IAB Gets Rich: Releases Guidelines to Standardize Rich Media Ad Units


The Interactive Advertising Bureau has released an update on Rich Media Ad Units as well as added a couple of units to the standard advertising creatives.


A lot of innovative efforts, majorly driven by some BIG players to provide promotional solutions to their advertisers has now been stamped standard with the IAB’s latest update. So, we have the page flip at the right corner, in-video advertising, expandable and retreating ads (like in MSN & Rediff), transitionals that Ad Brite used to pitch a lot earlier and others are all included with minimum standards specs added to them in the update.

According to IAB,


“…these guidelines are intended to provide the industry with a lowest common denominator for creative specifications. Compliance with these guidelines means that a publisher accepts these specs as a minimum and is entitled to keep specifications to these minimums, or exceed them, at their sole discretion.”


Rich Media itself is defined by the IAB as “advertisements with which users can interact (as opposed to solely animation and excluding click-through functionality) in a web page format” and “may appear in ad formats such as banners and buttons as well as transitionals and various over-the-page units such as floating ads, page take-overs and tear-backs.

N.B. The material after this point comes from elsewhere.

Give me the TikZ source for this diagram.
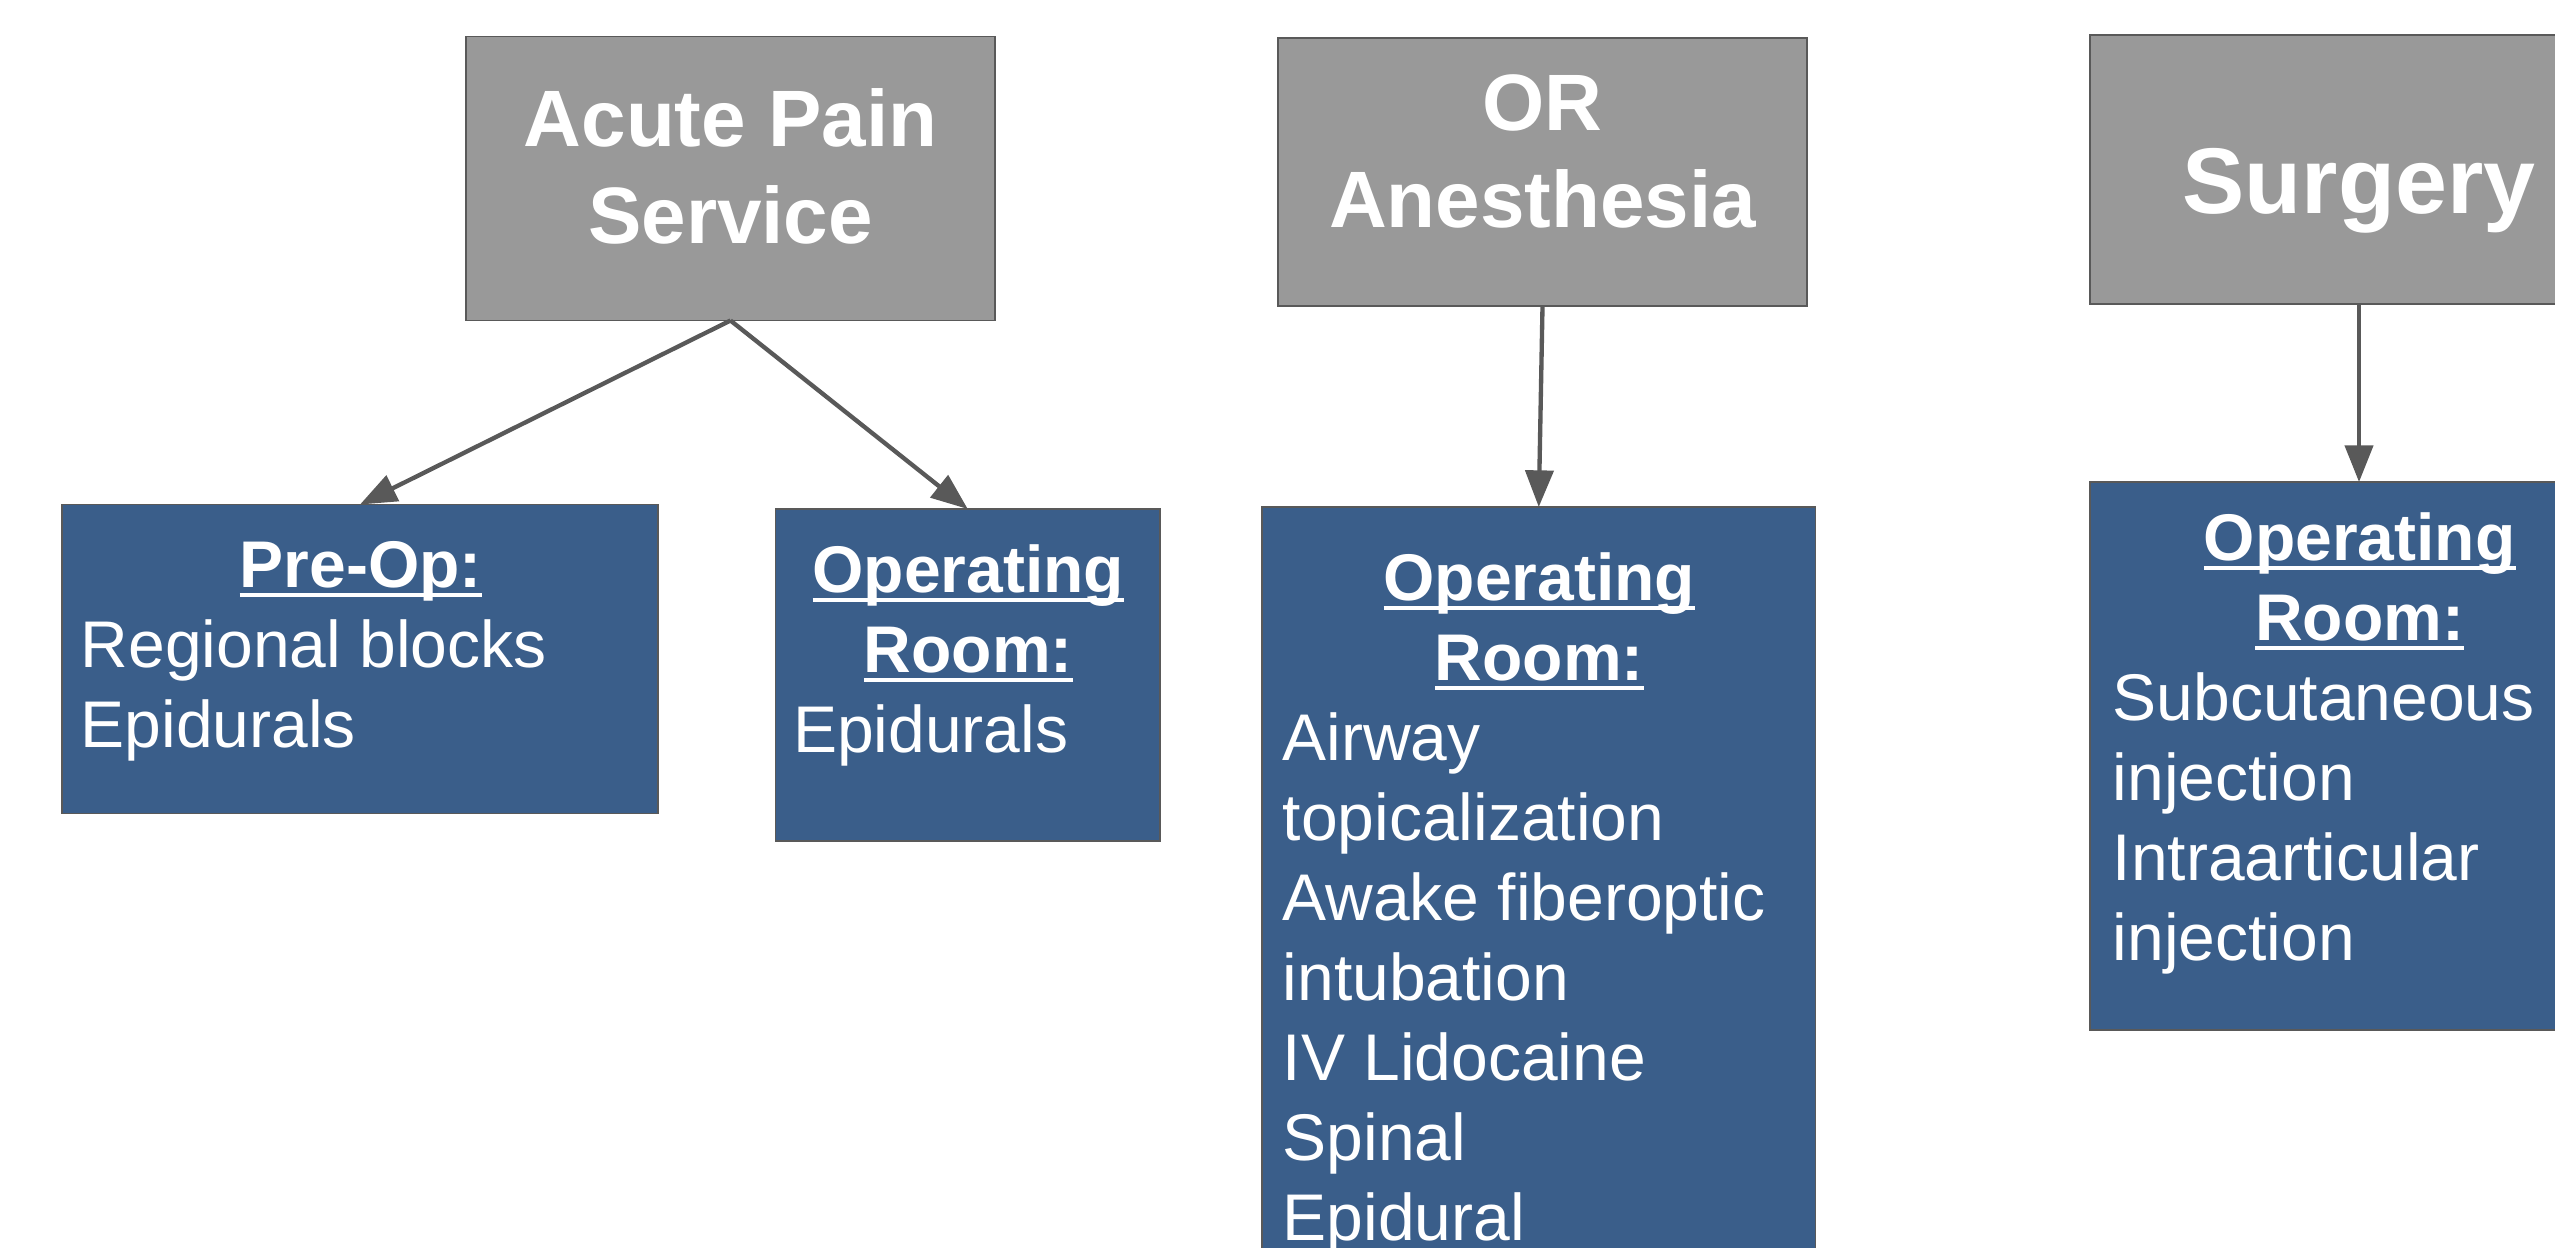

Another important aspect of the update is fixing the standard to maintain CPU usage at an optimum level. Rich media applications are usually animation and multiple process driven and hence are CPU intensive. IAB has taken the initiative to fix the maximum level of animation at 18 frames a second.



Click here to see the complete chart of ad units recommendations


Standards on web advertising have often gone for a toss and the fact that there are no individual market specific organizations defining standards itself was a hamper. The need, therefore, was for IAB to strengthen its scope and reach out to a lot more publishers. This update certainly looks at enabling a lot more publishers to function within the purview of what can be said to be an industry standard without risking innovative solutions to the back burner.


As a side note, they have also added two new ad units to the regular banner and contextual ad unit standards by including the, now popular, 300 x 100 rectangle and what I think is an irritating mode of advertising – the 720 x 300 pop under.


What the standards help is to let advertisers and agencies know about the kind of creatives that are acceptable and in use on the web. This saves their cost and help in planning campaigns better when compared to making separate creatives for each site they plan to use for advertising. With the amount of ad networks mushrooming all over, such standardization, especially of rich media creatives, was long due. Perhaps, each niche specific ad networks could come up with a standard solution in compliance with the IAB but customized to the demands and aberrations of their particular niche.


The biggest benefactor, of course, would be the advertisers in any case, while the irony being that their target audience has a general dislike for pestering advertisements.